Physics Colloquium: Michael Berry (1)
Wed, Aug 14
|Campus Limperstberg
Geometric phases and the separation of the world
Time & Location
Aug 14, 2019, 4:00 PM
Campus Limperstberg, 162 Avenue de la Faiencerie, 1511 Luxembourg
About the event
The waves that describe systems in quantum physics can carry information about how their environment has been altered, for example by forces acting on them. This effect is the geometric phase. It also occurs in the optics of polarised light, where it goes back to the 1830s. The underlying mathematics is geometric: the phenomenon of parallel transport, which also explains how falling cats land on their feet, and why parking a car in a narrow space is difficult. Incorporating the back-reaction of the geometric phase on the dynamics of the changing environment exposes the unsolved problem of how strictly a system can be separated from a slowly-varying environment, and involves different mathematics: divergent infinite series.
Sir Michael Berry is known as an author of more than 500 scientific articles.

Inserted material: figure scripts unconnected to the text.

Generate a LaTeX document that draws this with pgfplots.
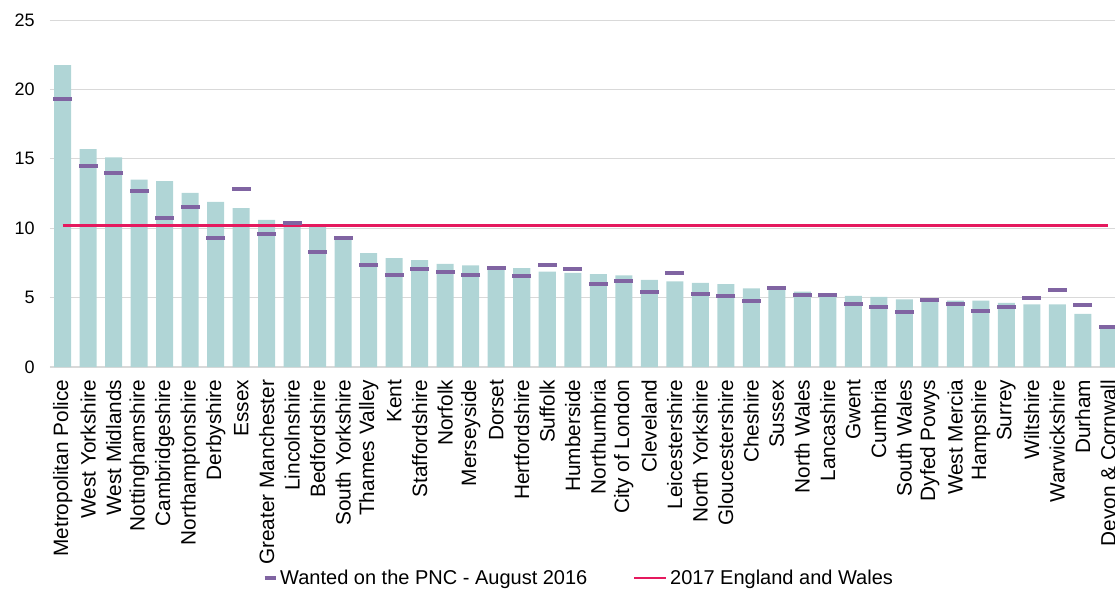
\documentclass[border=0pt]{standalone}
\usepackage{fontspec}
\setmainfont{Liberation Sans}
\usepackage{pgfplots}
\pgfplotsset{compat=1.18}
\usetikzlibrary{calc}
\definecolor{barc}{HTML}{B0D5D6}
\definecolor{purp}{HTML}{8064A2}
\definecolor{pinkl}{HTML}{E5195E}
\definecolor{gridc}{HTML}{D9D9D9}
\begin{document}
\begin{tikzpicture}
\begin{axis}[name=ax, scale only axis, width=803.25pt, height=260.25pt,
 xmin=-0.5, xmax=41.5, ymin=0, ymax=25, ytick={0,5,...,25},
 xtick={0,...,41},
 xticklabels={Metropolitan Police,West Yorkshire,West Midlands,Nottinghamshire,Cambridgeshire,Northamptonshire,Derbyshire,Essex,Greater Manchester,Lincolnshire,Bedfordshire,South Yorkshire,Thames Valley,Kent,Staffordshire,Norfolk,Merseyside,Dorset,Hertfordshire,Suffolk,Humberside,Northumbria,City of London,Cleveland,Leicestershire,North Yorkshire,Gloucestershire,Cheshire,Sussex,North Wales,Lancashire,Gwent,Cumbria,South Wales,Dyfed Powys,West Mercia,Hampshire,Surrey,Wiltshire,Warwickshire,Durham,Devon \& Cornwall},
 xticklabel shift=6pt,
 x tick label style={rotate=90, anchor=east, font=\fontsize{15.6}{17}\selectfont},
 y tick label style={font=\fontsize{13.5}{15}\selectfont, xshift=-8pt},
 /pgf/number format/assume math mode=true,
 major tick length=0pt,
 ymajorgrids, grid style={gridc, line width=0.75pt},
 axis x line*=bottom, axis y line*=left,
 x axis line style={gridc, line width=1.5pt, -},
 y axis line style={draw=none},
 legend columns=2,
 legend style={at={(0.494,-0.608)}, anchor=center, draw=none, fill=none,
   font=\fontsize{15}{17}\selectfont,
   /tikz/every even column/.append style={column sep=32pt}},
]
\addplot[ybar, bar width=12.75pt, fill=barc, draw=none, forget plot] coordinates {
(0,21.75) (1,15.7) (2,15.1) (3,13.5) (4,13.4) (5,12.55) (6,11.9) (7,11.45)
(8,10.6) (9,10.45) (10,10.2) (11,9.2) (12,8.2) (13,7.85) (14,7.7) (15,7.43)
(16,7.33) (17,7.17) (18,7.13) (19,6.88) (20,6.78) (21,6.7) (22,6.6) (23,6.27)
(24,6.17) (25,6.07) (26,5.98) (27,5.66) (28,5.57) (29,5.43) (30,5.33) (31,5.12)
(32,5.05) (33,4.88) (34,4.86) (35,4.78) (36,4.78) (37,4.62) (38,4.52) (39,4.52)
(40,3.83) (41,2.73)};
\addplot[only marks, mark=-, mark size=7pt, mark options={line width=3pt, draw=purp}, purp,
 legend image code/.code={\draw[purp, line width=3pt] (0.15cm,0) -- (0.44cm,0);}] coordinates {
(0,19.3) (1,14.5) (2,14.0) (3,12.7) (4,10.75) (5,11.55) (6,9.3) (7,12.85)
(8,9.6) (9,10.4) (10,8.3) (11,9.3) (12,7.35) (13,6.65) (14,7.05) (15,6.85)
(16,6.65) (17,7.15) (18,6.55) (19,7.38) (20,7.07) (21,5.98) (22,6.2) (23,5.43)
(24,6.78) (25,5.25) (26,5.13) (27,4.72) (28,5.67) (29,5.17) (30,5.17) (31,4.52)
(32,4.3) (33,3.95) (34,4.81) (35,4.52) (36,4.02) (37,4.3) (38,4.95) (39,5.53)
(40,4.45) (41,2.87)};
\addlegendentry{Wanted on the PNC - August 2016}
\addplot[pinkl, line width=1.9pt, mark=none,
 legend image code/.code={\draw[pinkl, line width=1.9pt] (-0.1cm,0) -- (0.75cm,0);}] coordinates {(0,10.2) (41,10.2)};
\addlegendentry{2017 England and Wales}
\end{axis}
\pgfresetboundingbox
\path[use as bounding box] ($(ax.south west)+(-37.5pt,-167.25pt)$) rectangle ($(ax.south west)+(798.75pt,275.25pt)$);
\end{tikzpicture}
\end{document}
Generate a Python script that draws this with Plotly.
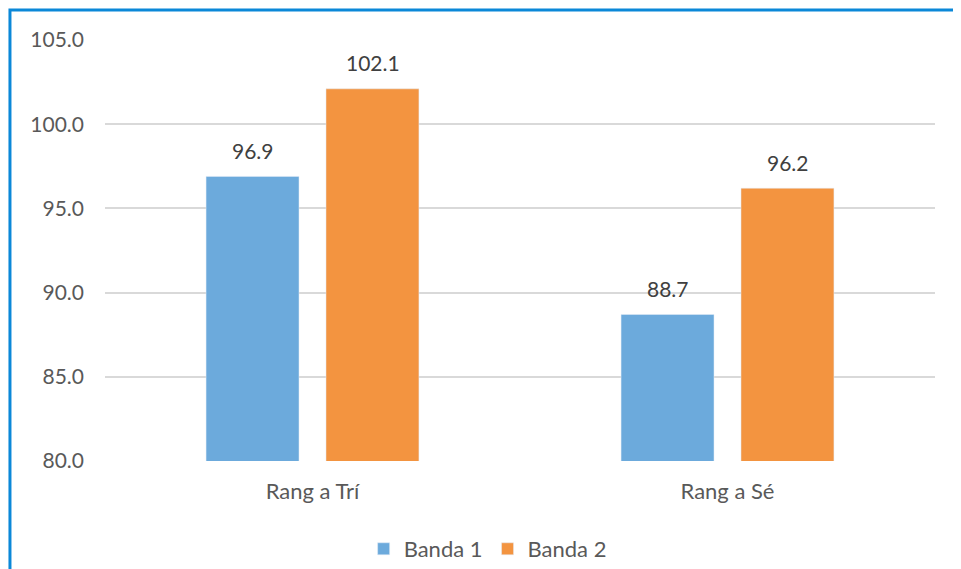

His outstanding research has been devoted to various topics in quantum mechanics and optics. Specializing in semi classical description of the related effects, Prof. Berry made a substantial contribution to revealing some fundamental aspects of these scientific fields. Especially, he is famous for the elucidating the phenomenon of the geometric phase as a general property of quantum and optical systems.
Michael Berry received his undergraduate degree (with honors) from Exeter University in 1962. Then, he did his postgraduate research at St. Andrews University (1962-1965), leaving with Ph.D. degree in theoretical physics. Since 1965, he has been at Bristol University, first as a postdoctoral fellow, then as a Lecturer (1967-1974) and Reader (1974-1979). In 1979 he became a Professor of Physics and thereafter a Royal Society Research Professor (1988-2006).Currently, Sir Berry is a Melville Wills Professor (Emeritus) of Physics at Bristol University.